Skip the pictures. Reproduce all other material exactly.
-- BEGIN --
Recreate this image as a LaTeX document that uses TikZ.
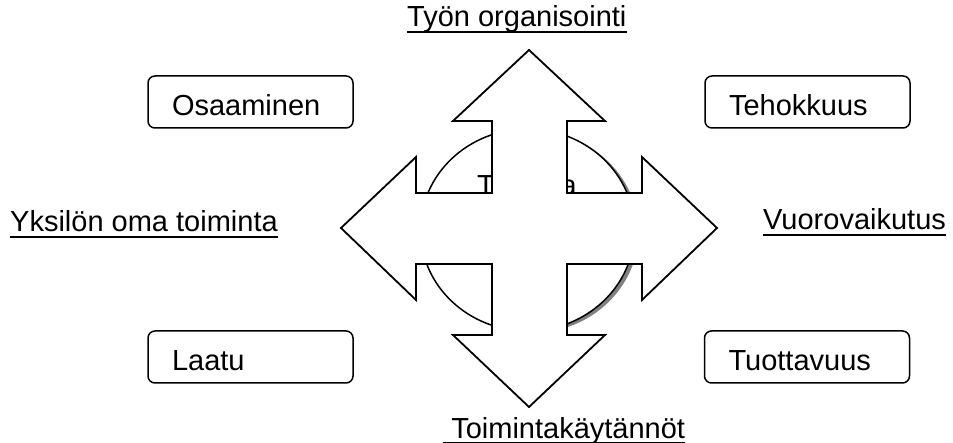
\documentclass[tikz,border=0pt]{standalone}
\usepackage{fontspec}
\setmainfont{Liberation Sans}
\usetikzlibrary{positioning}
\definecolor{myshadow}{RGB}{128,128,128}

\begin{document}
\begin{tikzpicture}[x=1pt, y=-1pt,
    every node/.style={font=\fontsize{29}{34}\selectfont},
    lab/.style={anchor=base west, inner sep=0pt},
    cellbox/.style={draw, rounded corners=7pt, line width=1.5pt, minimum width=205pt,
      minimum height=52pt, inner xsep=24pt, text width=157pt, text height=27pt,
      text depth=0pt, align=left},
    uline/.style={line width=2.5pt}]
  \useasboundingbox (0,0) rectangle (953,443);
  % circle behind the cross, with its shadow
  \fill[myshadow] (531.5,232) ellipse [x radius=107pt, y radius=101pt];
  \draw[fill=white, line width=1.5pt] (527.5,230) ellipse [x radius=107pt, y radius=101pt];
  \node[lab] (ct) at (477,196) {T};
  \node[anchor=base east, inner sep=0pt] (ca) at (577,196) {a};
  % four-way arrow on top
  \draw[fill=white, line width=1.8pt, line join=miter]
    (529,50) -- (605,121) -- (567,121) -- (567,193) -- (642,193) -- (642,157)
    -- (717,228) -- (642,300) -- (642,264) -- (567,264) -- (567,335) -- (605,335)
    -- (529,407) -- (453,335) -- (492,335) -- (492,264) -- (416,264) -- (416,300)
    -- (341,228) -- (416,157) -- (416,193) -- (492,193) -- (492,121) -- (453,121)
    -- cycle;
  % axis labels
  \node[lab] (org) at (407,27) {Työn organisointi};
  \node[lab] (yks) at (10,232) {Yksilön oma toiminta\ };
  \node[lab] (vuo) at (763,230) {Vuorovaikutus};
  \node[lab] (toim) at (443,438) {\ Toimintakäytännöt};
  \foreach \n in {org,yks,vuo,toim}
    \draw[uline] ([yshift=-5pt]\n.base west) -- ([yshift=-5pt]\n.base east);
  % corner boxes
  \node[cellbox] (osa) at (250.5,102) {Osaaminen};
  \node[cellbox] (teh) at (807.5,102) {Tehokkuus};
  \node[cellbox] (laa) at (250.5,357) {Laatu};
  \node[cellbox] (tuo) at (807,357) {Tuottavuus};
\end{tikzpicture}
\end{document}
-- END --
Response to this task »
Recreate this image as a LaTeX document that uses TikZ.
\documentclass[tikz,border=0pt]{standalone}
\usepackage{fontspec}
\setmainfont{Liberation Sans}
\usetikzlibrary{positioning}
\definecolor{myshadow}{RGB}{128,128,128}

\begin{document}
\begin{tikzpicture}[x=1pt, y=-1pt,
    every node/.style={font=\fontsize{29}{34}\selectfont},
    lab/.style={anchor=base west, inner sep=0pt},
    cellbox/.style={draw, rounded corners=7pt, line width=1.5pt, minimum width=205pt,
      minimum height=52pt, inner xsep=24pt, text width=157pt, text height=27pt,
      text depth=0pt, align=left},
    uline/.style={line width=2.5pt}]
  \useasboundingbox (0,0) rectangle (953,443);
  % circle behind the cross, with its shadow
  \fill[myshadow] (531.5,232) ellipse [x radius=107pt, y radius=101pt];
  \draw[fill=white, line width=1.5pt] (527.5,230) ellipse [x radius=107pt, y radius=101pt];
  \node[lab] (ct) at (477,196) {T};
  \node[anchor=base east, inner sep=0pt] (ca) at (577,196) {a};
  % four-way arrow on top
  \draw[fill=white, line width=1.8pt, line join=miter]
    (529,50) -- (605,121) -- (567,121) -- (567,193) -- (642,193) -- (642,157)
    -- (717,228) -- (642,300) -- (642,264) -- (567,264) -- (567,335) -- (605,335)
    -- (529,407) -- (453,335) -- (492,335) -- (492,264) -- (416,264) -- (416,300)
    -- (341,228) -- (416,157) -- (416,193) -- (492,193) -- (492,121) -- (453,121)
    -- cycle;
  % axis labels
  \node[lab] (org) at (407,27) {Työn organisointi};
  \node[lab] (yks) at (10,232) {Yksilön oma toiminta\ };
  \node[lab] (vuo) at (763,230) {Vuorovaikutus};
  \node[lab] (toim) at (443,438) {\ Toimintakäytännöt};
  \foreach \n in {org,yks,vuo,toim}
    \draw[uline] ([yshift=-5pt]\n.base west) -- ([yshift=-5pt]\n.base east);
  % corner boxes
  \node[cellbox] (osa) at (250.5,102) {Osaaminen};
  \node[cellbox] (teh) at (807.5,102) {Tehokkuus};
  \node[cellbox] (laa) at (250.5,357) {Laatu};
  \node[cellbox] (tuo) at (807,357) {Tuottavuus};
\end{tikzpicture}
\end{document}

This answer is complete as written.